The prices of both used and new vehicles, nowadays, can be quite high. By applying for an auto loan, you can still buy a car, you just have to pay for it in monthly installments. The key to finding the right loan is determined by the amount of down payment you put on it.
Edmunds explains how important a down payment is and why you should pay close attention to its benefits. Let’s take a close look at what they had to say.
How the money you put down on an auto loan affects your monthly payment
According to the article, the best percentage to put down on a vehicle is around 20 percent of the price. However, over the last decade or so, people have only given 9 percent to 11.7 percent instead, because that’s what they typically can afford.
Your trade-in vehicle can also act as a down payment. But you would need to get a good price for it in order for it to be beneficial. Or, you would need to add another decent sum of money to it to make a larger down payment on the loan.
The amount of loan you would end up paying back is the price after trade-in value, incentives, and any other down payment money they subtract from the total cost of the vehicle. That price is divided up into monthly payments depending on the amount of time you take to pay back the loan.

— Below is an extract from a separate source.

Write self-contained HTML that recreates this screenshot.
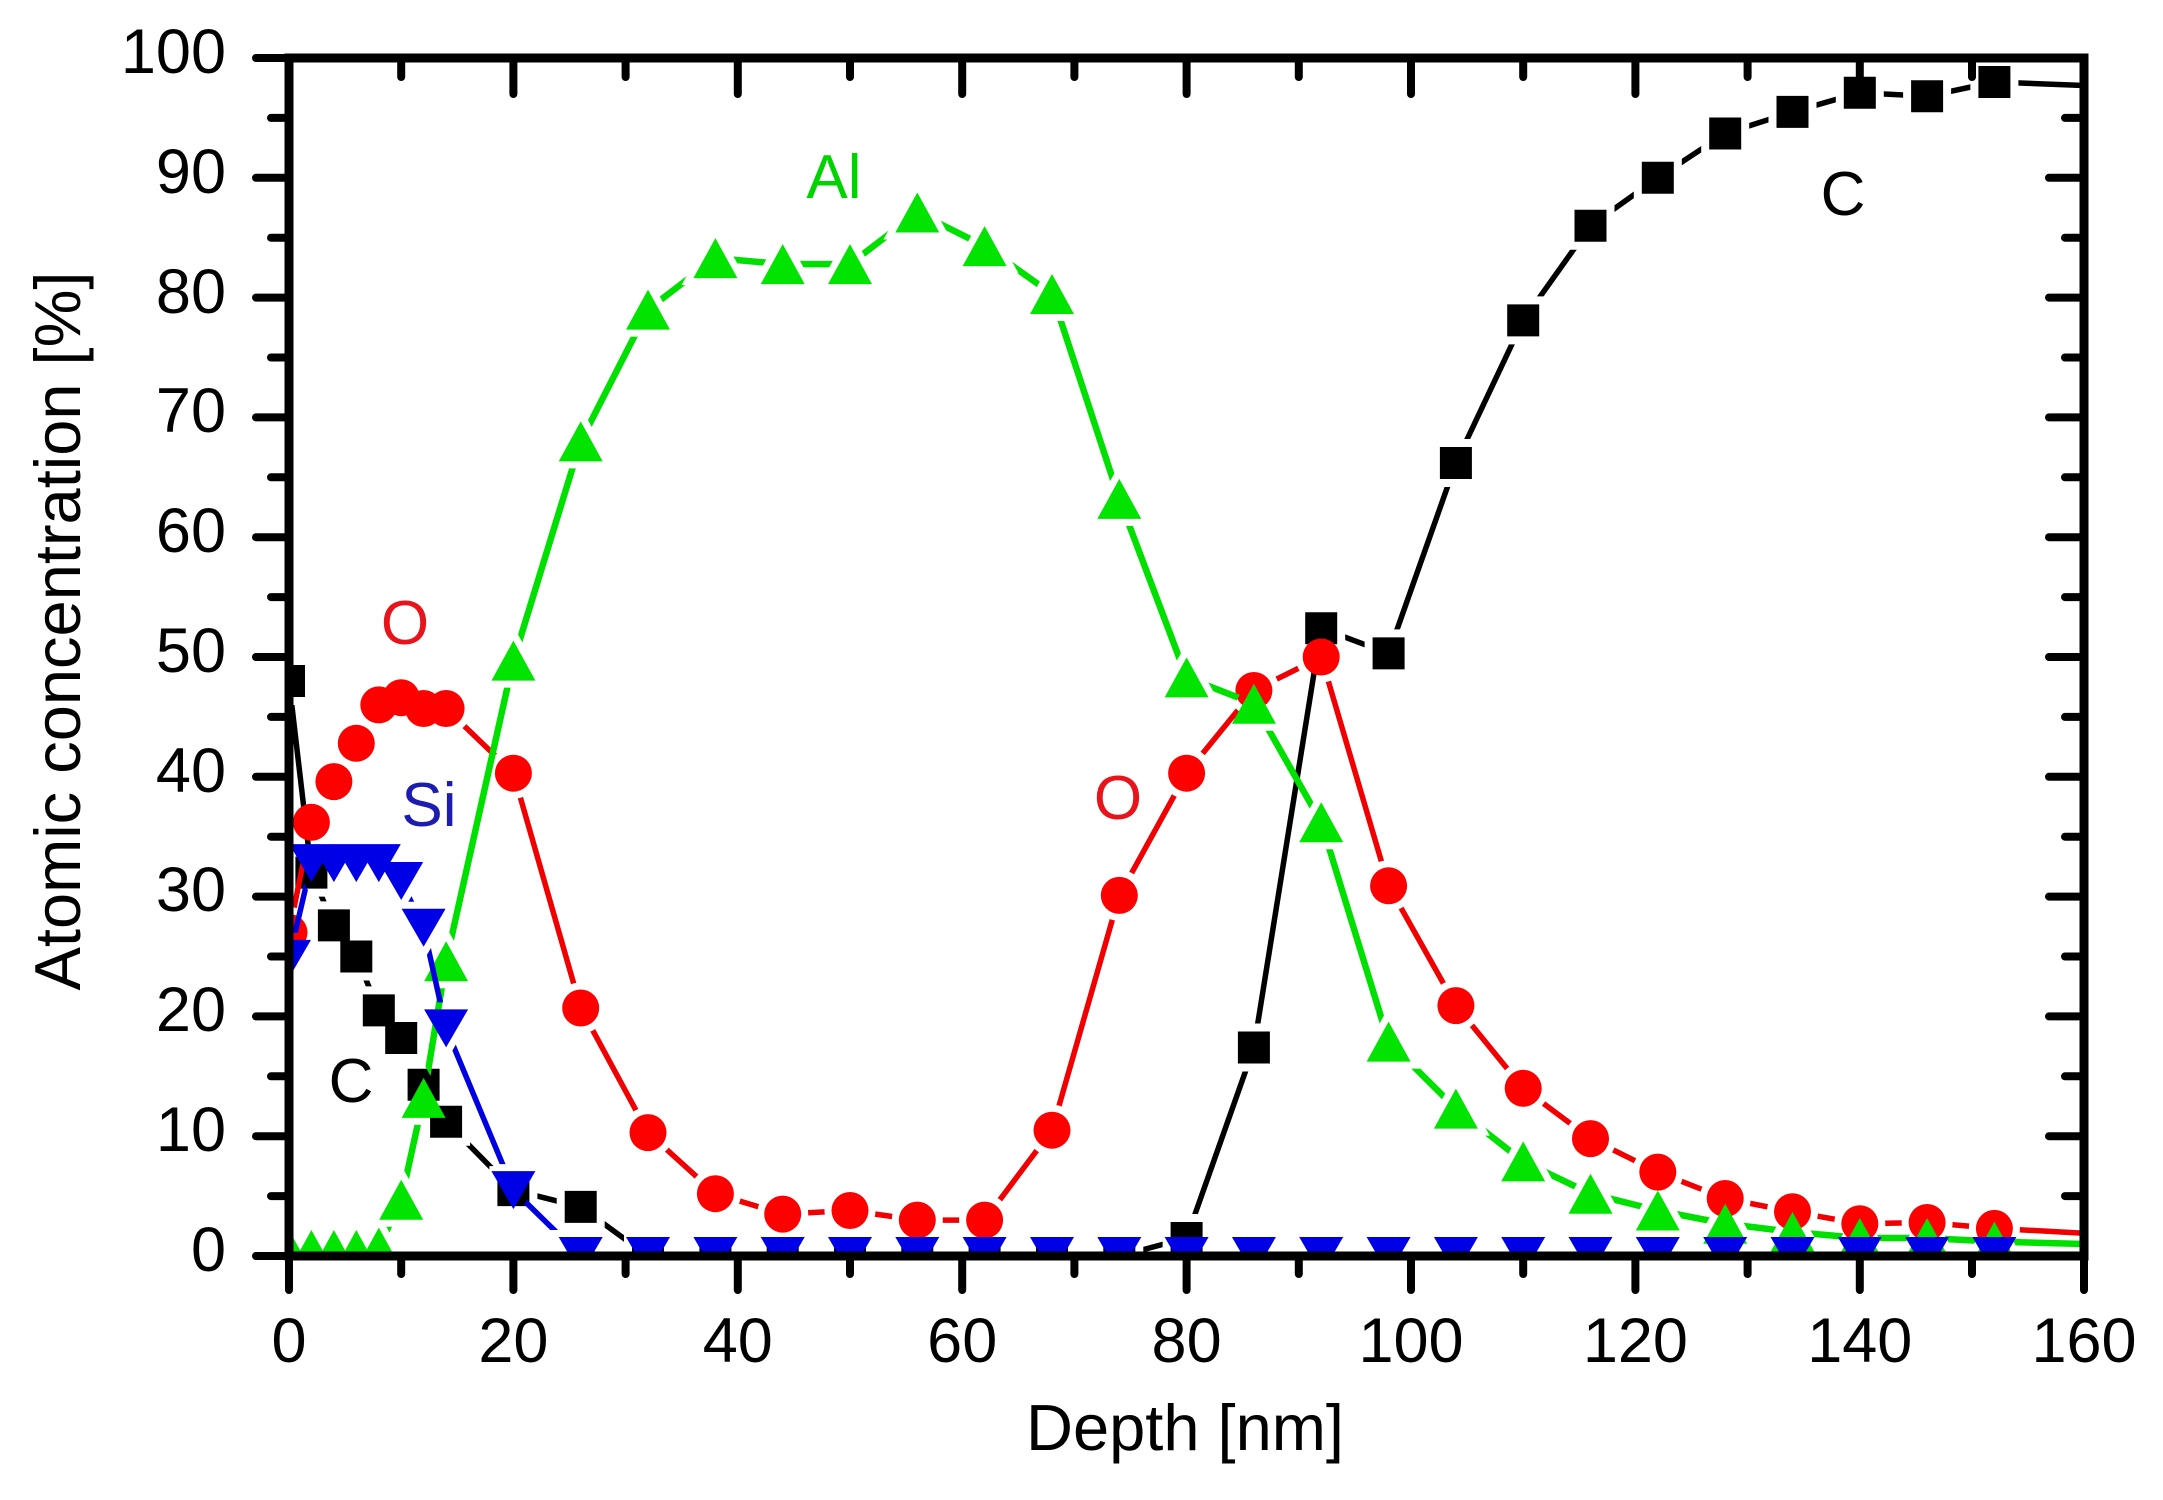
<!DOCTYPE html>
<html>
<head>
<meta charset="utf-8">
<style>
  html,body{margin:0;padding:0;background:#fff;}
  svg{display:block;}
  text{font-family:"Liberation Sans",Arial,sans-serif;}
</style>
</head>
<body>
<svg xmlns="http://www.w3.org/2000/svg" width="2163" height="1500" viewBox="0 0 2163 1500">
<rect x="0" y="0" width="2163" height="1500" fill="#fff"/>
<defs>
  <clipPath id="plotclip"><rect x="289" y="58" width="1795" height="1198"/></clipPath>

  <!-- C squares -->
  <path id="cP" d="M273 665h32v32h-32zM295.4 856.6h32v32h-32zM317.9 909.4h32v32h-32zM340.3 940.5h32v32h-32zM362.8 994.4h32v32h-32zM385.2 1022h32v32h-32zM407.6 1068.7h32v32h-32zM430.1 1105.8h32v32h-32zM497.4 1174.1h32v32h-32zM564.7 1190.9h32v32h-32zM632 1240h32v32h-32zM699.4 1240h32v32h-32zM766.7 1240h32v32h-32zM834 1240h32v32h-32zM901.3 1240h32v32h-32zM968.6 1240h32v32h-32zM1036 1240h32v32h-32zM1103.3 1240h32v32h-32zM1170.6 1222h32v32h-32zM1237.9 1031.5h32v32h-32zM1305.2 612.3h32v32h-32zM1372.6 637.4h32v32h-32zM1439.9 447h32v32h-32zM1507.2 304.4h32v32h-32zM1574.5 209.7h32v32h-32zM1641.8 161.8h32v32h-32zM1709.2 117.5h32v32h-32zM1776.5 95.9h32v32h-32zM1843.8 76.7h32v32h-32zM1911.1 80.3h32v32h-32zM1978.4 66h32v32h-32z"/>

  <!-- O circles -->
  <g id="oP">
    <circle cx="289" cy="932.5" r="18.5"/><circle cx="311.4" cy="822.3" r="18.5"/><circle cx="333.9" cy="781.6" r="18.5"/><circle cx="356.3" cy="743.3" r="18.5"/><circle cx="378.8" cy="704.9" r="18.5"/><circle cx="401.2" cy="697.7" r="18.5"/><circle cx="423.6" cy="708.5" r="18.5"/><circle cx="446.1" cy="708.5" r="18.5"/><circle cx="513.4" cy="773.2" r="18.5"/><circle cx="580.7" cy="1008" r="18.5"/><circle cx="648" cy="1132.6" r="18.5"/><circle cx="715.4" cy="1193.7" r="18.5"/><circle cx="782.7" cy="1214.1" r="18.5"/><circle cx="850" cy="1210.5" r="18.5"/><circle cx="917.3" cy="1220.1" r="18.5"/><circle cx="984.6" cy="1220.1" r="18.5"/><circle cx="1052" cy="1130.2" r="18.5"/><circle cx="1119.3" cy="895.4" r="18.5"/><circle cx="1186.6" cy="773.2" r="18.5"/><circle cx="1253.9" cy="690.5" r="18.5"/><circle cx="1321.2" cy="657" r="18.5"/><circle cx="1388.6" cy="885.8" r="18.5"/><circle cx="1455.9" cy="1005.6" r="18.5"/><circle cx="1523.2" cy="1088.3" r="18.5"/><circle cx="1590.5" cy="1138.6" r="18.5"/><circle cx="1657.8" cy="1172.1" r="18.5"/><circle cx="1725.2" cy="1198.5" r="18.5"/><circle cx="1792.5" cy="1211.7" r="18.5"/><circle cx="1859.8" cy="1223.7" r="18.5"/><circle cx="1927.1" cy="1222.5" r="18.5"/><circle cx="1994.4" cy="1228.4" r="18.5"/>
  </g>

  <!-- Al up triangles -->
  <path id="aP" d="M289 1230l22 40h-44zM311.4 1230l22 40h-44zM333.9 1230l22 40h-44zM356.3 1230l22 40h-44zM378.8 1227.6l22 40h-44zM401.2 1179.7l22 40h-44zM423.6 1077.9l22 40h-44zM446.1 941.3l22 40h-44zM513.4 640.6l22 40h-44zM580.7 421.4l22 40h-44zM648 289.6l22 40h-44zM715.4 238.1l22 40h-44zM782.7 244.1l22 40h-44zM850 244.1l22 40h-44zM917.3 192.5l22 40h-44zM984.6 226.1l22 40h-44zM1052 274l22 40h-44zM1119.3 478.9l22 40h-44zM1186.6 657.4l22 40h-44zM1253.9 683.7l22 40h-44zM1321.2 802.3l22 40h-44zM1388.6 1021.6l22 40h-44zM1455.9 1088.6l22 40h-44zM1523.2 1141.4l22 40h-44zM1590.5 1173.7l22 40h-44zM1657.8 1190.5l22 40h-44zM1725.2 1203.7l22 40h-44zM1792.5 1212l22 40h-44zM1859.8 1218l22 40h-44zM1927.1 1218l22 40h-44zM1994.4 1221.6l22 40h-44z"/>

  <!-- Si down triangles -->
  <path id="sP" d="M267 939.9h44l-22 38zM289.4 844.1h44l-22 38zM311.9 844.1h44l-22 38zM334.3 844.1h44l-22 38zM356.8 844.1h44l-22 38zM379.2 862h44l-22 38zM401.6 908.7h44l-22 38zM424.1 1009.4h44l-22 38zM491.4 1171.1h44l-22 38zM558.7 1237h44l-22 38zM626 1237h44l-22 38zM693.4 1237h44l-22 38zM760.7 1237h44l-22 38zM828 1237h44l-22 38zM895.3 1237h44l-22 38zM962.6 1237h44l-22 38zM1030 1237h44l-22 38zM1097.3 1237h44l-22 38zM1164.6 1237h44l-22 38zM1231.9 1237h44l-22 38zM1299.2 1237h44l-22 38zM1366.6 1237h44l-22 38zM1433.9 1237h44l-22 38zM1501.2 1237h44l-22 38zM1568.5 1237h44l-22 38zM1635.8 1237h44l-22 38zM1703.2 1237h44l-22 38zM1770.5 1237h44l-22 38zM1837.8 1237h44l-22 38zM1905.1 1237h44l-22 38zM1972.4 1237h44l-22 38z"/>

  <mask id="mC" maskUnits="userSpaceOnUse" x="0" y="0" width="2163" height="1500">
    <rect x="0" y="0" width="2163" height="1500" fill="#fff"/>
    <use href="#cP" fill="#000" stroke="#000" stroke-width="16"/>
  </mask>
  <mask id="mO" maskUnits="userSpaceOnUse" x="0" y="0" width="2163" height="1500">
    <rect x="0" y="0" width="2163" height="1500" fill="#fff"/>
    <use href="#oP" fill="#000" stroke="#000" stroke-width="14"/>
  </mask>
  <mask id="mA" maskUnits="userSpaceOnUse" x="0" y="0" width="2163" height="1500">
    <rect x="0" y="0" width="2163" height="1500" fill="#fff"/>
    <use href="#aP" fill="#000" stroke="#000" stroke-width="14"/>
  </mask>
  <mask id="mS" maskUnits="userSpaceOnUse" x="0" y="0" width="2163" height="1500">
    <rect x="0" y="0" width="2163" height="1500" fill="#fff"/>
    <use href="#sP" fill="#000" stroke="#000" stroke-width="14"/>
  </mask>
</defs>

<g clip-path="url(#plotclip)">
  <!-- C series -->
  <polyline mask="url(#mC)" fill="none" stroke="#000" stroke-width="5.5" stroke-linejoin="round"
    points="289,681 311.4,872.6 333.9,925.4 356.3,956.5 378.8,1010.4 401.2,1038 423.6,1084.7 446.1,1121.8 513.4,1190.1 580.7,1206.9 648,1256 715.4,1256 782.7,1256 850,1256 917.3,1256 984.6,1256 1052,1256 1119.3,1256 1186.6,1238 1253.9,1047.5 1321.2,628.3 1388.6,653.4 1455.9,463 1523.2,320.4 1590.5,225.7 1657.8,177.8 1725.2,133.5 1792.5,111.9 1859.8,92.7 1927.1,96.3 1994.4,82 2084,85.5"/>
  <use href="#cP" fill="#000"/>

  <!-- O series -->
  <polyline mask="url(#mO)" fill="none" stroke="#f00000" stroke-width="5.5" stroke-linejoin="round"
    points="289,932.5 311.4,822.3 333.9,781.6 356.3,743.3 378.8,704.9 401.2,697.7 423.6,708.5 446.1,708.5 513.4,773.2 580.7,1008 648,1132.6 715.4,1193.7 782.7,1214.1 850,1210.5 917.3,1220.1 984.6,1220.1 1052,1130.2 1119.3,895.4 1186.6,773.2 1253.9,690.5 1321.2,657 1388.6,885.8 1455.9,1005.6 1523.2,1088.3 1590.5,1138.6 1657.8,1172.1 1725.2,1198.5 1792.5,1211.7 1859.8,1223.7 1927.1,1222.5 1994.4,1228.4 2084,1233.2"/>
  <use href="#oP" fill="#ff0000"/>

  <!-- Al series -->
  <polyline mask="url(#mA)" fill="none" stroke="#00e000" stroke-width="6.5" stroke-linejoin="round"
    points="289,1250 311.4,1250 333.9,1250 356.3,1250 378.8,1247.6 401.2,1199.7 423.6,1097.9 446.1,961.3 513.4,660.6 580.7,441.4 648,309.6 715.4,258.1 782.7,264.1 850,264.1 917.3,212.5 984.6,246.1 1052,294 1119.3,498.9 1186.6,677.4 1253.9,703.7 1321.2,822.3 1388.6,1041.6 1455.9,1108.6 1523.2,1161.4 1590.5,1193.7 1657.8,1210.5 1725.2,1223.7 1792.5,1232 1859.8,1238 1927.1,1238 1994.4,1241.6 2084,1244"/>
  <use href="#aP" fill="#00e400"/>

  <!-- Si series -->
  <polyline mask="url(#mS)" fill="none" stroke="#0000e0" stroke-width="5.5" stroke-linejoin="round"
    points="289,958.9 311.4,863.1 333.9,863.1 356.3,863.1 378.8,863.1 401.2,881 423.6,927.7 446.1,1028.4 513.4,1190.1 580.7,1256 2084,1256"/>
  <use href="#sP" fill="#0000e6"/>
</g>

<!-- Axes frame -->
<rect x="289" y="58" width="1795" height="1198" fill="none" stroke="#000" stroke-width="9"/>

<!-- Ticks -->
<path fill="none" stroke="#000" stroke-width="8" stroke-linecap="round" d="
M256 1256H289 M256 1136.2H289 M256 1016.4H289 M256 896.6H289 M256 776.8H289 M256 657H289 M256 537.2H289 M256 417.4H289 M256 297.6H289 M256 177.8H289 M256 58H289
M271 1196.1H289 M271 1076.3H289 M271 956.5H289 M271 836.7H289 M271 716.9H289 M271 597.1H289 M271 477.3H289 M271 357.5H289 M271 237.7H289 M271 117.9H289
M2084 1136.2H2049 M2084 1016.4H2049 M2084 896.6H2049 M2084 776.8H2049 M2084 657H2049 M2084 537.2H2049 M2084 417.4H2049 M2084 297.6H2049 M2084 177.8H2049
M2084 1196.1H2065 M2084 1076.3H2065 M2084 956.5H2065 M2084 836.7H2065 M2084 716.9H2065 M2084 597.1H2065 M2084 477.3H2065 M2084 357.5H2065 M2084 237.7H2065 M2084 117.9H2065
M289 1256V1290 M513.4 1256V1290 M737.8 1256V1290 M962.2 1256V1290 M1186.6 1256V1290 M1411 1256V1290 M1635.4 1256V1290 M1859.8 1256V1290 M2084 1256V1290
M401.2 1256V1274 M625.6 1256V1274 M850 1256V1274 M1074.4 1256V1274 M1298.8 1256V1274 M1523.2 1256V1274 M1747.6 1256V1274 M1972 1256V1274
M513.4 58V94 M737.8 58V94 M962.2 58V94 M1186.6 58V94 M1411 58V94 M1635.4 58V94 M1859.8 58V94
M401.2 58V77 M625.6 58V77 M850 58V77 M1074.4 58V77 M1298.8 58V77 M1523.2 58V77 M1747.6 58V77 M1972 58V77
"/>

<!-- Y tick labels -->
<g font-size="63" fill="#000" text-anchor="end">
  <text x="226" y="1271">0</text>
  <text x="226" y="1151">10</text>
  <text x="226" y="1031">20</text>
  <text x="226" y="911">30</text>
  <text x="226" y="792">40</text>
  <text x="226" y="672">50</text>
  <text x="226" y="552">60</text>
  <text x="226" y="432">70</text>
  <text x="226" y="313">80</text>
  <text x="226" y="193">90</text>
  <text x="226" y="73">100</text>
</g>

<!-- X tick labels -->
<g font-size="63" fill="#000" text-anchor="middle">
  <text x="289" y="1362">0</text>
  <text x="513.4" y="1362">20</text>
  <text x="737.8" y="1362">40</text>
  <text x="962.2" y="1362">60</text>
  <text x="1186.6" y="1362">80</text>
  <text x="1411" y="1362">100</text>
  <text x="1635.4" y="1362">120</text>
  <text x="1859.8" y="1362">140</text>
  <text x="2084" y="1362">160</text>
</g>

<!-- Axis titles -->
<text x="1185" y="1450" font-size="65" text-anchor="middle" fill="#000">Depth [nm]</text>
<text transform="translate(80,631) rotate(-90)" x="0" y="0" font-size="65" text-anchor="middle" fill="#000">Atomic concentration [%]</text>

<!-- Series labels -->
<g font-size="62" text-anchor="middle">
  <text x="834" y="198" fill="#00d400">Al</text>
  <text x="405" y="644" fill="#e8141c">O</text>
  <text x="1118" y="819" fill="#e8141c">O</text>
  <text x="429" y="826" fill="#1c1cb0">Si</text>
  <text x="351" y="1102" fill="#000">C</text>
  <text x="1843" y="215" fill="#000">C</text>
</g>
</svg>
</body>
</html>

The average time period for most auto loans these days is around 69 months, which is almost six years. You could go seven years in some cases, but these will cost you much more in interest charges by the time you pay off the loan.
Why the bigger down payment is better
The more you can reasonably put down, the better off you’ll be. One area where it would help you the most is in the depreciation value of the vehicle. New cars, trucks, and SUVs can depreciate by 30.5 percent in the first year alone.
A larger down payment can offset the costs of the vehicle depreciation in the first year. Otherwise, you’ll have negative equity, which is where you owe more on the vehicle than it’s actually worth. This could cause you problems getting a loan in the future.
Another area where it could help is when a person gets into an accident, especially in the first couple of years of ownership, and the vehicle is considered totaled by the insurance agency. Typically, they would pay what it’s worth, but it might not be enough. That means you could end up still owing money on that vehicle.
It will also allow you to choose a shorter-term loan, which would lower the interest charges you would pay in that loan period. For used vehicles, a larger down payment could increase your chances of getting approved if your credit isn’t as good as they’d like it to be.
What you should keep in mind when deciding what vehicle you can afford
Gifting yourself a new car is a great way to lift your spirits, but you need to be careful not to overdo it. Some people take monthly payment amounts into consideration when choosing a vehicle to buy. The smaller amounts certainly seem more affordable, but you generally end up paying way more than the vehicle is worth by the time the loan is paid in full, which is usually in 5-6 years. Opt for smaller payments in shorter periods of time, like 3-4 years.
By putting more down, you can pay off the loan in a shorter amount of time and it will help you avoid overpaying for the car. It’s recommended to put down at least 20 percent of the price, but not everyone can afford that. With vehicle prices these days, that would amount to approximately $7,200.
To determine how much you can afford for a vehicle, crunch the numbers and see how much money you can feasibly put down on the vehicle on top of your trade-in value. For every $1,000 you put down on a car, the monthly payment would go down about $15-$18.
Don’t be fooled by 0 percent down offers or low monthly payments stretched out over a long period of time. Be sure to put down as much as you can without sending yourself into bankruptcy, so that you can pay off the loan as quickly as possible.